Extracted entries:
%%
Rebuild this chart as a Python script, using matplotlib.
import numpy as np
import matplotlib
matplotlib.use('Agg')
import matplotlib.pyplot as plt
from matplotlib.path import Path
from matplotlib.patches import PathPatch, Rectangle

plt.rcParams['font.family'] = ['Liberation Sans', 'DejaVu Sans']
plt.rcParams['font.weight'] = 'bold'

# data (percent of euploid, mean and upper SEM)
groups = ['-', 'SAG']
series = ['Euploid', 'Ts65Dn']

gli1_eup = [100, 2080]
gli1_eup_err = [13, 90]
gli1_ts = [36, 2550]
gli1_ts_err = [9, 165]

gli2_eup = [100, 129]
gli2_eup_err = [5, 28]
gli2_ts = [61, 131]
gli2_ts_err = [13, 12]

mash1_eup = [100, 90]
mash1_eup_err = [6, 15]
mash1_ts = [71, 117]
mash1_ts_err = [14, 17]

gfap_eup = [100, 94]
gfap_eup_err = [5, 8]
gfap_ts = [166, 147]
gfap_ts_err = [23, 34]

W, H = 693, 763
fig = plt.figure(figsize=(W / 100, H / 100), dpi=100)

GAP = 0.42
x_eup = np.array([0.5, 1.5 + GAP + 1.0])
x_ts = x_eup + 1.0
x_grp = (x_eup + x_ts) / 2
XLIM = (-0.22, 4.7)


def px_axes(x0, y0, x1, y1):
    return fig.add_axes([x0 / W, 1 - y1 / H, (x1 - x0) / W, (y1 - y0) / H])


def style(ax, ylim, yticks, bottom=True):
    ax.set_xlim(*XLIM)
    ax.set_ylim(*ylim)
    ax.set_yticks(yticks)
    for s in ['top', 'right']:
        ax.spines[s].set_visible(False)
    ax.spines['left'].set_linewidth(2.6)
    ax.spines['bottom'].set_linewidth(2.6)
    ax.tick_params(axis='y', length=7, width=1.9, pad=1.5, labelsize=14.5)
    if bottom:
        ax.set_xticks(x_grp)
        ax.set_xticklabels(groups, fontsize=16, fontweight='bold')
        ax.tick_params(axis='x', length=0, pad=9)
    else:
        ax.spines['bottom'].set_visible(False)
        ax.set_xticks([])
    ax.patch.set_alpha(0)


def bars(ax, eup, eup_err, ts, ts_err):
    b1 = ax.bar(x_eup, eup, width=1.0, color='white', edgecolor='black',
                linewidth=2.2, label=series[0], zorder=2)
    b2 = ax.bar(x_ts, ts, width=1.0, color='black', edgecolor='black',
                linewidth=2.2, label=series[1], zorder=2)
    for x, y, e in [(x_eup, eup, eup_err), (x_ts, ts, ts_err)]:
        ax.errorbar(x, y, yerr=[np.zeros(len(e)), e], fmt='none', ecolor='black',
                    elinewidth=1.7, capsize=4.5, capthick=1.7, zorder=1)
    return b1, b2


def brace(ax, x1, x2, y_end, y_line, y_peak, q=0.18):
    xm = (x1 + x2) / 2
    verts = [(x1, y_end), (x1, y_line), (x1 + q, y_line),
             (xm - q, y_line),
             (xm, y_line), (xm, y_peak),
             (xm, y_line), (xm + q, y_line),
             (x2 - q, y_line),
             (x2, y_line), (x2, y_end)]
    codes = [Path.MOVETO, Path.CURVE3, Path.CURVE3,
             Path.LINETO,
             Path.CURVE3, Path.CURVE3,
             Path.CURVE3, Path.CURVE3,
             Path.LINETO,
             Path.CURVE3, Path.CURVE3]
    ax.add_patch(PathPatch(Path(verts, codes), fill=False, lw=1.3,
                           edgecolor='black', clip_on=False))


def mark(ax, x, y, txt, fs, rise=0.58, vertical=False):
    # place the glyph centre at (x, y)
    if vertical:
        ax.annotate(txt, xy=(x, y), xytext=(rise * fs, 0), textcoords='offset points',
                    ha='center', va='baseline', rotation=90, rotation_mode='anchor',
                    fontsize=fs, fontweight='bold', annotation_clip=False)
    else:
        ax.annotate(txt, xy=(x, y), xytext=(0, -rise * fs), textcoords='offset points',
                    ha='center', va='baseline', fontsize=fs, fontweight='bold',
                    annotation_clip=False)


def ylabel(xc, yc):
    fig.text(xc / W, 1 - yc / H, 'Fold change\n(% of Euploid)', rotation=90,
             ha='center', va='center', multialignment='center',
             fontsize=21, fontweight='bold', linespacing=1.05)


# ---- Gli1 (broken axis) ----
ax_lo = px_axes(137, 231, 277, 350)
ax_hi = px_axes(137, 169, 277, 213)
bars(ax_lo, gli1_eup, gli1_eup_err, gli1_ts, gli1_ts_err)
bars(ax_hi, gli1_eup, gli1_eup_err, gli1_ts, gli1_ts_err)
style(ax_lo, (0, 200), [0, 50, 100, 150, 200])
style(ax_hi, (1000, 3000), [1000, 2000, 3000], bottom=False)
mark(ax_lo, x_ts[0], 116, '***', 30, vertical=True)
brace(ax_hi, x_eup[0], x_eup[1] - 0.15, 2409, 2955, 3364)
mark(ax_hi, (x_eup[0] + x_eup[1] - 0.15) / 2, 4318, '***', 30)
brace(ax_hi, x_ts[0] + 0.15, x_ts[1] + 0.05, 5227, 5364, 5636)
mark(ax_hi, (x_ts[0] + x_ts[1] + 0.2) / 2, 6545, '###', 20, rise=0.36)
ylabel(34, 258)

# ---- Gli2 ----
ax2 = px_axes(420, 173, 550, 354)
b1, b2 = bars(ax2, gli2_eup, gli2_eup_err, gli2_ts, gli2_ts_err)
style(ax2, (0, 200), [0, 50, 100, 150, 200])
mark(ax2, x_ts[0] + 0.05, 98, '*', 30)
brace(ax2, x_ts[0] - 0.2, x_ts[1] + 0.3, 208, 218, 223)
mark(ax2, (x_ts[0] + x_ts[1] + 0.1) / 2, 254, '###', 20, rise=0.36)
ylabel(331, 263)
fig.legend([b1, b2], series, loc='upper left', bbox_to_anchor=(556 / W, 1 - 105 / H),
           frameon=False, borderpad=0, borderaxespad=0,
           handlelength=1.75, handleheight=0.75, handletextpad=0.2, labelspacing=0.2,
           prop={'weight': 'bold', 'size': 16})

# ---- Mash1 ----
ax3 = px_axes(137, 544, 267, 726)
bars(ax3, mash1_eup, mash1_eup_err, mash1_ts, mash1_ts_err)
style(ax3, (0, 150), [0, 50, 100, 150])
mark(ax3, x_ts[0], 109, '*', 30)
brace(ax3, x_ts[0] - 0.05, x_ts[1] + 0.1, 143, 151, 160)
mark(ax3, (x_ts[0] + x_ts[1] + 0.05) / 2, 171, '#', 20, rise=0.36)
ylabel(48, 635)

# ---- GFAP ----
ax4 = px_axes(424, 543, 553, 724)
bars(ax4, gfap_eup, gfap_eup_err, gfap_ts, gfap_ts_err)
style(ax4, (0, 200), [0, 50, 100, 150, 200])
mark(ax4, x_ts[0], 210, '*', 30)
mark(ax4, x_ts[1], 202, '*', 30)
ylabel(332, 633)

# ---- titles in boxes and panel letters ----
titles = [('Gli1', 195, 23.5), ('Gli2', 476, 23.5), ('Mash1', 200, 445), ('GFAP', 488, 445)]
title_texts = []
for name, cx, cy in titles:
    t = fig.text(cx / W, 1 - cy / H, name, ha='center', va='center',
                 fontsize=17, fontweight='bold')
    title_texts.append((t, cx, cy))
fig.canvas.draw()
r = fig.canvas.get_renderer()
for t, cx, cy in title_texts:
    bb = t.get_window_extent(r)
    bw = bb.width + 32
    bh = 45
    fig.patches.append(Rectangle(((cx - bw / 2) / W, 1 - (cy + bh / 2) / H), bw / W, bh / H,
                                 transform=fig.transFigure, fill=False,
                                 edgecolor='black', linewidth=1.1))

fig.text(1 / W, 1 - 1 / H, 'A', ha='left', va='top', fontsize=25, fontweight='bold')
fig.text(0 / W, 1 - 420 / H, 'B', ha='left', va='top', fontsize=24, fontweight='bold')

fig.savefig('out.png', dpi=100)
%%
%%
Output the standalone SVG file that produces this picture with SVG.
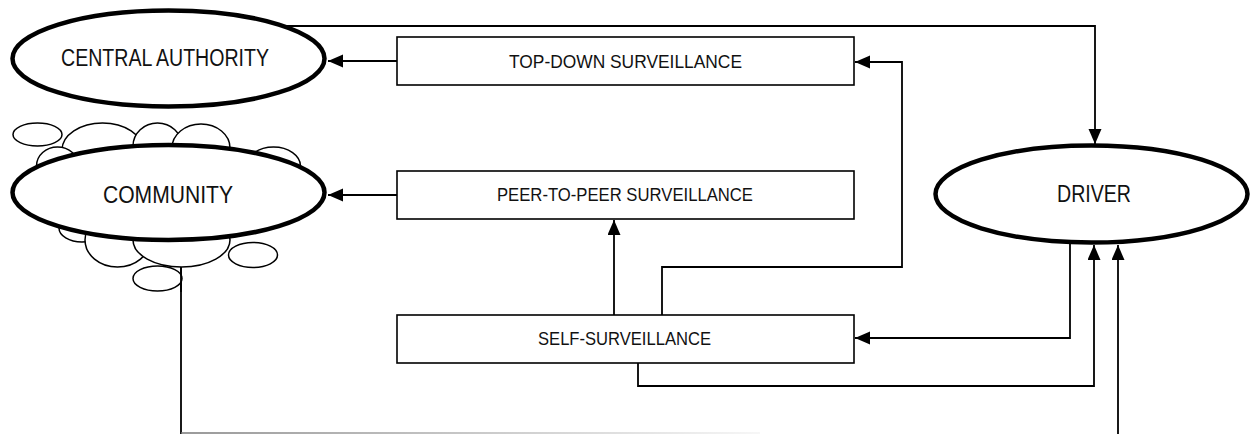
%%
What to produce: Identify every line above with the string "this" in it. Copy those lines.

Task solution:
Rebuild this chart as a Python script, using matplotlib.
Output the standalone SVG file that produces this picture with SVG.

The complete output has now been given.